I feel like if I am going to try to save this relationship, I need to commit fully and start trying to really make a life for myself in this new city to see if that's really the reason I'm unhappy. But I'm still doubting whether we're right for each other, and if that's the case, I'll only be wasting more time and making it harder on myself to move back to my old city if I get too entrenched here. It's a catch 22.
How do you know how to trust yourself? How do you know whether you're really incompatible or if you're just projecting unfulfillment from the rest of your life onto the relationship? Every compatibility "test" I've taken says we are not right for each other. Specifically, from Barbara Deangelis' book, we were incompatible in the categories of intellectual style, financial style, personal growth, interests and communication - but we were compatible in the emotional, physical, sexual, and spiritual categories.). But do I really base my decision on the results of a test? I am so lost.
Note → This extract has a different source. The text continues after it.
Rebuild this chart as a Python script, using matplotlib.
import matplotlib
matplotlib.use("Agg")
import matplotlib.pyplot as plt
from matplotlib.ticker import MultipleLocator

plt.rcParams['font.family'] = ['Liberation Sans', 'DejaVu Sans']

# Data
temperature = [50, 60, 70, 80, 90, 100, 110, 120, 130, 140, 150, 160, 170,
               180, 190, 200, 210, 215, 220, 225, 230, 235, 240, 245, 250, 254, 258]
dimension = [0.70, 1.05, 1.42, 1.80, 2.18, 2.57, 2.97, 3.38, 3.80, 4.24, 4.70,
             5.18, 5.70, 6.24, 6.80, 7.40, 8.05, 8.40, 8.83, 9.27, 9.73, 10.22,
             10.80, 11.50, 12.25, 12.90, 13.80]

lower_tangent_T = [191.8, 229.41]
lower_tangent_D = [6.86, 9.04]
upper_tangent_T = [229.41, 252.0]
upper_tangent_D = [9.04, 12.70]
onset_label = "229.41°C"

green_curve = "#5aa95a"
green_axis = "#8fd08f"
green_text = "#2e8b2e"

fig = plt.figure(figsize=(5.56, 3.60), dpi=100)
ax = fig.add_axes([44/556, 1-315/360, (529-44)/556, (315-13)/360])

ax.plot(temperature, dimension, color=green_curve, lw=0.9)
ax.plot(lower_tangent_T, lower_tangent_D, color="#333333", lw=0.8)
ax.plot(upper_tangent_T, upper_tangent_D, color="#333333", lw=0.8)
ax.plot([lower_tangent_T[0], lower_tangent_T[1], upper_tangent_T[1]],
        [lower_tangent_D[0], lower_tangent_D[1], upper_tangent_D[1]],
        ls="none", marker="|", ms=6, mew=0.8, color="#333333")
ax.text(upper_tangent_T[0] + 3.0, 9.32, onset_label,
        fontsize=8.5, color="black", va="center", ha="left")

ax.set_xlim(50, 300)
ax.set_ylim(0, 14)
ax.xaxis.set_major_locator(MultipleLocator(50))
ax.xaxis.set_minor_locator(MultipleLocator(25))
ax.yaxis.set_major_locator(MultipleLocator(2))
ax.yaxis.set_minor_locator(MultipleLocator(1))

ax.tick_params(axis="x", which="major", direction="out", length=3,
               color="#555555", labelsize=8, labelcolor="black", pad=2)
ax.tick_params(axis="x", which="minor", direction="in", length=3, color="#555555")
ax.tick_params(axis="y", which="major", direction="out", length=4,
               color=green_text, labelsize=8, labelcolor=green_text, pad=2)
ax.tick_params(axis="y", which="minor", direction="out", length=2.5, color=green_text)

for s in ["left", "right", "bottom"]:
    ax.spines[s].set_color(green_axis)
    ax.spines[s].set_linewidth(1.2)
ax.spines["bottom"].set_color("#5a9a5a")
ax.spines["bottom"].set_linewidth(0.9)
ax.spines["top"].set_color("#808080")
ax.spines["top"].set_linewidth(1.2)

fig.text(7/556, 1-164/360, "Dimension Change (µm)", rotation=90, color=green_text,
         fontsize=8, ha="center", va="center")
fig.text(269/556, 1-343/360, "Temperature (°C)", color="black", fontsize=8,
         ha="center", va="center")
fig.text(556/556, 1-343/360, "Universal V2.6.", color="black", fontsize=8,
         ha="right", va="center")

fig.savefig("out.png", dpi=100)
I'm so scared that I making a huge mistake. I don't know how to ever come to a decision because I can see valid points on both sides. He said to me last night "I hope you find what you want. Maybe someday you'll realize that you didn't have it so bad." That is my biggest fear. But I'm at a turning point now. I have to decide. I have to commit now to fixing it, or I need to leave. How do you know what to do? Help! What is my next step??
(Sorry for the long-winded desperation - I'm just freaking out and need some perspective.)
That's must have been so hard for him to read.